While I agree that this method is a great one to come up with a complex password, I do have some disagreement with some of the other recommendations.
– While this PW is strong and then last part changes, if you have a compromise of any site where the attacker gains your PW, you are really relying on the strength of the remaining portion that is different per site.
– I believe that using a password manager is a good method. I happen to use LastPass (yes, I know they were breached a while back so I now trust them to be even more careful and what was stolen was not usable if you had a strong PW to begin with for their site). There are a number of other good PW managers out there. You can pick a strong PW to use for the manager using a method like what Vaughn talked about and then change it at some reasonable interval, say every 3-6 months depending on how good it was to being with. PW managers often have strong PW generation capabilities that don’t associate back to any poem and are randomly (at least as good as computer randomization is, it is usually much better than humans) created based on criteria you select such as upper, lower, special, numbers, etc and length.
– If you use a PW manager then you only have to remember the one strong PW and if you change it regularly I think you might even be a little safer and than all your PWs can be much more random and unique per site.
– Another issue I have with the OP’s method (sorry Vaughn), is that many sites have different rules for PWs so you can’t always use the same PW and just change the end bit. This compounds the difficulty in remembering your PW without using some kind of password manager.

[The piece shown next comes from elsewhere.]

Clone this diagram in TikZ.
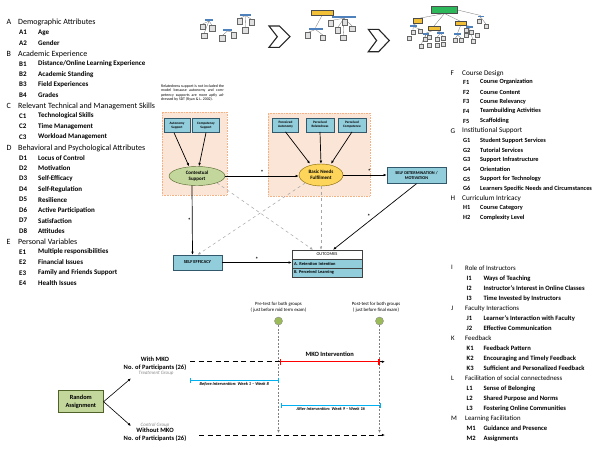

– Lastly, the sites will often have different times that they require the PW change to happen. This will cause further drift of similarity b/w what you use for each site and again point to the need to use a PW manager that can just create strong PWs for you and you truly only have to remember one (well, ok maybe two (your login to your device that you run the PW manager on which is sometimes a corporate laptop or something that has its own PW rules and the PW manager won’t be running at login time). To get around that is easy though. You can run the PW manager typically on mobile phones or access them in the cloud (in the example of Lastpass) from any computer. There are ways to join 2 factor authentication to the main account and really get as secure as you want.
Awesome response, Tom! Thank you for putting so much useful info in there. I agree for the most part. My way is flawed in a few small areas, but has worked nicely for me for years. I guess I’m still paranoid about PW managers and will probably remain so until I can be shown the light. Thanks for chiming in!